Walkiria raczej nie jest typem superpieszczocha. Lubi się przytulać i przymilać, ale jakoś szczególnie się tego nie domaga. Sam stosunek do ludzi ma raczej obojętny, na obcych wcale nie zwraca uwagi dopóki nie podejdą bliżej. Nie protestuje gdy ktoś wykonuje przy niej jakieś gwałtowne ruchy albo próbuje jej dotknąć. Zawsze jest spokojna i opanowana, a gdy już nawiąże kontakt to zachowuje się dość przyjaźnie, choć z odrobiną dystansu. Dobrze znosi samotność chociaż rzadko przebywa sama. Przy zabiegach pielęgnacyjnych stoi grzecznie. Nie lubi za to wizyt weterynarza; strasznie się wtedy stresuje i może kopnąć. Przy karmieniu nie kręci się, stoi spokojnie czekając na swoją kolej, nie rozrzuca jedzenia po boksie. Jest bardzo schludna i rzadko kiedy się brudzi, nawet na wybiegu unika tarzania się w błocie czy w kałużach. Przeważnie chodzi bez kantara, nie ma potrzeby zakładania go, bo gniada jest tak posłuszna, że wystarczy na nią cmoknąć czy zawołać ją, by sama przytruchtała z pastwiska do stajni lub w odwrotnym kierunku. Nie uwiązujemy jej nawet przy szczotkowaniu czy kąpielach. Klacz bardzo je lubi i jest to jeden z jej ulubionych sposobów na relaksowanie się.
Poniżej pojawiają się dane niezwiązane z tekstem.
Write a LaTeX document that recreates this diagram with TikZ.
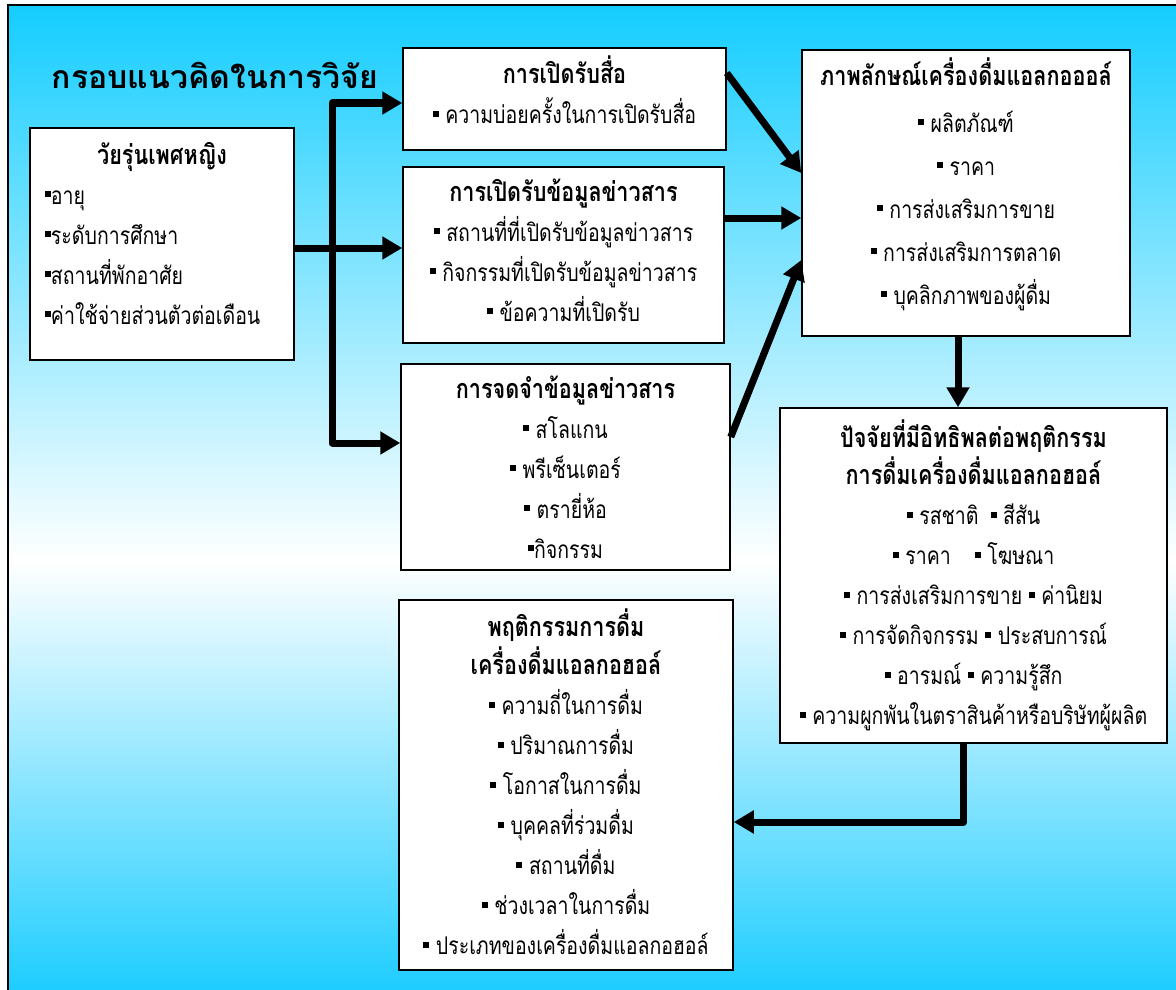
\documentclass[tikz,border=0pt]{standalone}
\usepackage{fontspec}
\setmainfont[Script=Thai, FakeStretch=0.8]{Loma}
\newfontfamily\titlefont[Script=Thai]{Loma}
\usetikzlibrary{arrows.meta,calc,positioning}

\definecolor{skytop}{RGB}{20,205,255}
\definecolor{skybot}{RGB}{30,205,255}

\tikzset{
  box/.style={draw, line width=1.5pt, fill=white, align=center, inner sep=0pt,
    font=\fontsize{24.4}{40}\selectfont},
  arr/.style={line width=7pt, line join=round, -{Triangle[length=20pt,width=22pt]}},
}
\newcommand{\sqb}{\rule[7pt]{6pt}{6pt}}
\newcommand{\hd}[1]{{\fontsize{27}{40}\selectfont\bfseries #1}}
\newcommand{\lift}[1]{\rule[-#1]{0pt}{0pt}}

\begin{document}
\begin{tikzpicture}[x=1pt, y=-1pt]
  \useasboundingbox (0,0) rectangle (1176,990);

  % Background
  \shade[top color=skytop, bottom color=white] (8,5) rectangle (1176,560);
  \shade[top color=white, bottom color=skybot] (8,560) rectangle (1176,990);
  \draw[line width=2pt] (8,990) -- (8,5) -- (1176,5);

  % Title
  \node[font=\titlefont\bfseries\fontsize{32}{36}\selectfont] (title) at (215,75) {กรอบแนวคิดในการวิจัย};

  % Boxes
  \node[box, align=left, text width=234pt, inner xsep=15pt, minimum height=232pt] (girl) at (162,244)
    {\makebox[234pt]{\hd{วัยรุ่นเพศหญิง}}\\
     \sqb อายุ\\ \sqb ระดับการศึกษา\\ \sqb สถานที่พักอาศัย\\ \sqb ค่าใช้จ่ายส่วนตัวต่อเดือน\lift{22pt}};

  \node[box, minimum width=323pt, minimum height=102pt] (media) at (564.5,99)
    {\hd{การเปิดรับสื่อ}\\ \sqb{} ความบ่อยครั้งในการเปิดรับสื่อ\lift{18pt}};

  \node[box, minimum width=321pt, minimum height=176pt] (info) at (563.5,255)
    {\hd{การเปิดรับข้อมูลข่าวสาร}\\ \sqb{} สถานที่ที่เปิดรับข้อมูลข่าวสาร\\
     \sqb{} กิจกรรมที่เปิดรับข้อมูลข่าวสาร\\ \sqb{} ข้อความที่เปิดรับ\lift{10pt}};

  \node[box, minimum width=329pt, minimum height=206pt] (recall) at (565.5,467)
    {\hd{การจดจำข้อมูลข่าวสาร}\\ \sqb{} สโลแกน\\ \sqb{} พรีเซ็นเตอร์\\ \sqb{} ตรายี่ห้อ\\ \sqb กิจกรรม};

  \node[box, minimum width=328pt, minimum height=286pt, font=\fontsize{24.4}{43}\selectfont] (image) at (966,193)
    {\hd{ภาพลักษณ์เครื่องดื่มแอลกอออล์}\\[4pt] \sqb{} ผลิตภัณฑ์\\ \sqb{} ราคา\\
     \sqb{} การส่งเสริมการขาย\\ \sqb{} การส่งเสริมการตลาด\\ \sqb{} บุคลิกภาพของผู้ดื่ม\lift{24pt}};

  \node[box, minimum width=387pt, minimum height=335pt] (factor) at (973.5,575.5)
    {\hd{ปัจจัยที่มีอิทธิพลต่อพฤติกรรม}\\[-3pt] \hd{การดื่มเครื่องดื่มแอลกอฮอล์}\\
     \sqb{} รสชาติ\hspace{12pt}\sqb{} สีสัน\\ \sqb{} ราคา\hspace{24pt}\sqb{} โฆษณา\\
     \sqb{} การส่งเสริมการขาย \sqb{} ค่านิยม\\ \sqb{} การจัดกิจกรรม \sqb{} ประสบการณ์\\
     \sqb{} อารมณ์ \sqb{} ความรู้สึก\\ \sqb{} ความผูกพันในตราสินค้าหรือบริษัทผู้ผลิต\lift{4pt}};

  \node[box, minimum width=334pt, minimum height=370pt] (drink) at (566,785)
    {\hd{พฤติกรรมการดื่ม}\\[-2pt] \hd{เครื่องดื่มแอลกอฮอล์}\\ \sqb{} ความถี่ในการดื่ม\\
     \sqb{} ปริมาณการดื่ม\\ \sqb{} โอกาสในการดื่ม\\ \sqb{} บุคคลที่ร่วมดื่ม\\ \sqb{} สถานที่ดื่ม\\
     \sqb{} ช่วงเวลาในการดื่ม\\ \sqb{} ประเภทของเครื่องดื่มแอลกอฮอล์\lift{6pt}};

  % Connectors
  \coordinate (bus) at (332,248);
  \draw[line width=7pt] (girl.east |- bus) -- (bus);
  \draw[arr] (bus) -- (info.west |- bus);
  \draw[arr] (bus) |- ([yshift=-4pt]media.west);
  \draw[arr] (bus) |- ([yshift=24pt]recall.west);

  \draw[arr] ([yshift=26pt]media.east) -- ([yshift=20pt]image.west);
  \draw[arr] (info.east |- image.west) ++(0,25) -- ([yshift=-25pt]image.west);
  \draw[arr] ([yshift=30pt]recall.east) -- ([yshift=-67pt]image.west);

  \draw[arr] ([xshift=-8pt]image.south) -- ([xshift=-8pt]image.south |- factor.north);
  \draw[arr] ([xshift=-10pt]factor.south) |- ([yshift=-37pt]drink.east);
\end{tikzpicture}
\end{document}
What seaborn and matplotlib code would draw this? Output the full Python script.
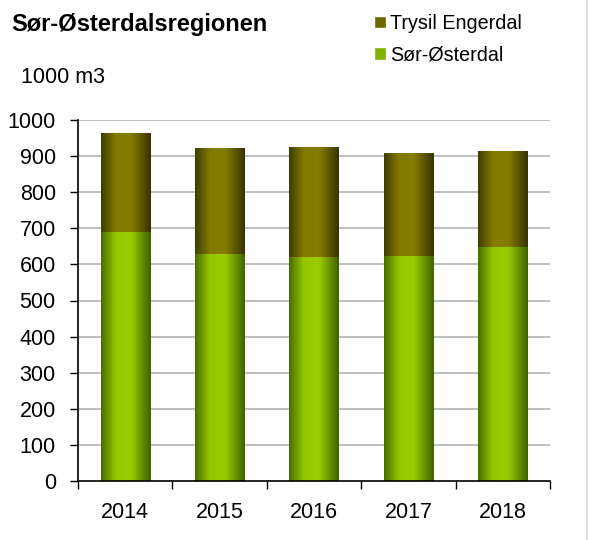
import numpy as np
import pandas as pd
import matplotlib
matplotlib.use("Agg")
import matplotlib.pyplot as plt
from matplotlib.colors import LinearSegmentedColormap
from matplotlib.patches import Patch
import seaborn as sns

# Data
years = ["2014", "2015", "2016", "2017", "2018"]
sor_osterdal = [690, 629, 620, 623, 648]
trysil_engerdal = [274, 293, 305, 286, 266]
series_names = ["Trysil Engerdal", "Sør-Østerdal"]
yticks = list(range(0, 1001, 100))

df = pd.DataFrame({"year": years, "sor": sor_osterdal, "trysil": trysil_engerdal})
df["total"] = df["sor"] + df["trysil"]

sns.set_theme(style="white")
plt.rcParams["font.family"] = ["Liberation Sans", "DejaVu Sans"]
plt.rcParams["text.color"] = "black"
plt.rcParams["xtick.color"] = "black"
plt.rcParams["ytick.color"] = "black"
plt.rcParams["xtick.labelcolor"] = "black"
plt.rcParams["ytick.labelcolor"] = "black"

fig = plt.figure(figsize=(5.89, 5.40), dpi=100)
ax = fig.add_axes([78 / 589, 1 - 481 / 540, (550 - 78) / 589, (481 - 120) / 540])

# gradient colormaps (dark edges, light middle)
cmap_top = LinearSegmentedColormap.from_list(
    "top", [(0, "#3d3d00"), (0.3, "#827a00"), (0.6, "#857d00"), (1, "#363300")])
cmap_bot = LinearSegmentedColormap.from_list(
    "bot", [(0, "#4a6c00"), (0.3, "#96c800"), (0.6, "#9acd00"), (1, "#426000")])

# bars: total first, then Sør-Østerdal on top
sns.barplot(data=df, x="year", y="total", color="#6b6600", width=0.52,
            saturation=1, ax=ax, zorder=2)
sns.barplot(data=df, x="year", y="sor", color="#80b000", width=0.52,
            saturation=1, ax=ax, zorder=3)

grad = np.linspace(0, 1, 256).reshape(1, -1)
n = len(years)
for i, p in enumerate(ax.patches):
    cmap = cmap_top if i < n else cmap_bot
    x0, y0 = p.get_x(), p.get_y()
    w, h = p.get_width(), p.get_height()
    img = ax.imshow(grad, cmap=cmap, aspect="auto", extent=[x0, x0 + w, y0, y0 + h],
                    zorder=2 if i < n else 3, interpolation="bicubic")
    img.set_clip_path(p)
    p.set_facecolor("none")
    p.set_edgecolor("none")

ax.set_xlim(-0.5, n - 0.5)
ax.set_ylim(0, 1000)
ax.set_yticks(yticks)
ax.set_yticklabels([str(v) for v in yticks])
ax.set_xlabel("")
ax.set_ylabel("")

# gridlines
for v in yticks[1:]:
    ax.axhline(v, color="#b4b4b4", lw=1.2, zorder=1)

for s in ["top", "right"]:
    ax.spines[s].set_visible(False)
for s in ["left", "bottom"]:
    ax.spines[s].set_color("black")
    ax.spines[s].set_linewidth(1.2)
    ax.spines[s].set_zorder(4)

ax.set_xticks(np.arange(-0.5, n, 1.0), minor=True)
ax.tick_params(axis="x", which="major", length=0, pad=15, labelsize=15.5)
ax.tick_params(axis="x", which="minor", length=6, width=1, direction="out")
ax.tick_params(axis="y", length=6, width=1, direction="out", pad=10,
               labelsize=15.5, left=True)
ax.tick_params(axis="x", bottom=True, which="both")

# texts
fig.text(11 / 589, 1 - 25 / 540, "Sør-Østerdalsregionen", fontsize=17,
         fontweight="bold", va="center", ha="left")
fig.text(21 / 589, 1 - 78 / 540, "1000 m3", fontsize=15.5, va="center", ha="left")

handles = [Patch(facecolor="#6b6600"), Patch(facecolor="#80b000")]
fig.legend(handles, series_names, loc="upper left", bbox_to_anchor=(374 / 589, 1 - 14 / 540),
           frameon=False, fontsize=14.2, handlelength=0.6, handleheight=0.6,
           handletextpad=0.2, labelspacing=0.62, borderpad=0, borderaxespad=0)

# right border line
fig.add_artist(plt.Line2D([587 / 589, 587 / 589], [0, 1], color="#dcdcdc", lw=1.5))

fig.savefig("out.png", dpi=100)
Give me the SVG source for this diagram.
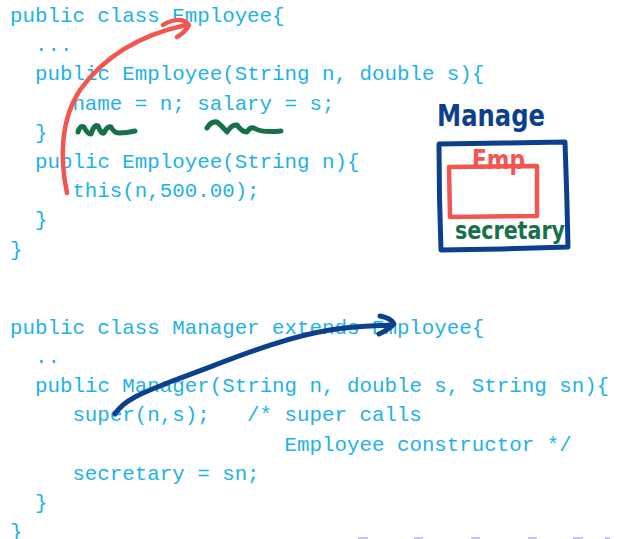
<svg xmlns="http://www.w3.org/2000/svg" width="617" height="539" viewBox="0 0 617 539">
<style>
.code{font-family:"Liberation Mono","DejaVu Sans Mono",monospace;font-size:20.8px;fill:#1eb1ea}
.ink{fill:none;stroke-linecap:round;stroke-linejoin:round}
.red{stroke:#f2564f;stroke-width:4.5}
.blue{stroke:#0c3f8e;stroke-width:5}
.green{stroke:#16704a;stroke-width:5}
.hand{font-family:"DejaVu Sans","Liberation Sans",sans-serif;font-weight:bold}
.nav{fill:#cbc4ec}
</style>
<rect width="617" height="539" fill="#ffffff"/>
<g id="employee-class">
<text class="code" x="10" y="22">public class Employee{</text>
<text class="code" x="35" y="51.2">...</text>
<text class="code" x="35" y="80.4">public Employee(String n, double s){</text>
<text class="code" x="72.4" y="109.6">name = n; salary = s;</text>
<text class="code" x="35" y="138.8">}</text>
<text class="code" x="35" y="168">public Employee(String n){</text>
<text class="code" x="72.4" y="197.2">this(n,500.00);</text>
<text class="code" x="35" y="226.4">}</text>
<text class="code" x="10" y="255.6">}</text>
</g>
<g id="manager-class">
<text class="code" x="10" y="333.5">public class Manager extends Employee{</text>
<text class="code" x="35" y="362.8">..</text>
<text class="code" x="35" y="392">public Manager(String n, double s, String sn){</text>
<text class="code" x="72.4" y="421.3">super(n,s);</text>
<text class="code" x="247.1" y="421.3">/* super calls</text>
<text class="code" x="284.6" y="450.5">Employee constructor */</text>
<text class="code" x="72.4" y="479.8">secretary = sn;</text>
<text class="code" x="35" y="509">}</text>
<text class="code" x="10" y="537.5">}</text>
</g>
<g id="manager-sketch">
<text class="hand" x="437" y="126" font-size="30" fill="#0c3f8e" textLength="108" lengthAdjust="spacingAndGlyphs">Manage</text>
<path class="ink blue" d="M439,144 L503,143 L565,142 Q567,195 568,247 L502,249 L441,250 Q439,197 439,144 Z"/>
<path class="ink red" stroke-width="4" d="M449,167 L537,166 L537,216 L450,217 Z"/>
<text class="hand" x="472" y="169" font-size="26" fill="#f2564f" textLength="53" lengthAdjust="spacingAndGlyphs">Emp</text>
<text class="hand" x="455" y="239" font-size="24" fill="#16704a" textLength="110" lengthAdjust="spacingAndGlyphs">secretary</text>
</g>
<g id="connectors">
<path class="ink red" d="M67,193 C60,160 60,120 80,90 C105,55 140,35 186,25"/>
<path class="ink red" d="M163,25 C172,19 184,18 189,25 C186,31 182,34 177,37"/>
<path class="ink green" d="M78,132 Q80,125 84,127 Q88,135 91,134 Q94,124 98,126 Q101,134 104,133 Q107,126 111,127 Q114,133 119,133 Q127,133 135,131"/>
<path class="ink green" d="M207,128 Q211,121 217,122 Q222,126 227,132 Q232,124 237,125 Q242,132 247,132 Q250,127 254,128 Q262,133 281,131"/>
<path class="ink blue" d="M115,414 C125,398 150,390 175,380 C230,360 280,338 330,330 C355,326 375,326 392,325"/>
<path class="ink blue" d="M380,316 Q391,318 394,324 Q388,330 379,334"/>
</g>
<g id="nav">
<rect class="nav" x="358" y="537" width="10" height="2"/>
<rect class="nav" x="414" y="537" width="9" height="2"/>
<rect class="nav" x="471" y="537" width="9" height="2"/>
<rect class="nav" x="528" y="537" width="9" height="2"/>
<rect class="nav" x="573" y="537" width="10" height="2"/>
<rect class="nav" x="605" y="537" width="5" height="2"/>
</g>
</svg>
W stosunku do innych koni zachowuje się bardzo przyjaźnie. Lubi spędzać czas w dużym stadzie. Jest też uległa w stosunku do klaczy stojących wyżej w hierarchii i nigdy nie stara się dominować nad innymi. Ma kilka swoich ukochanych koleżanek, których zawsze bardzo blisko się trzyma. Podczas rui niestety wstępuje w nią diabeł i nie ma mowy o zabawach z pozostałymi, bo może się to naprawdę źle skończyć. W takich sytuacjach dnie spędza na osobnym pastwisku w spokoju i treningi także odbywają się bez innych koni. Poza tym nie ma z nią większych kłopotów. Do obcych koni podchodzi z ciekawością ale lekkim dystansem i nie zdarza się, że nawiązuje kontakt jako pierwsza.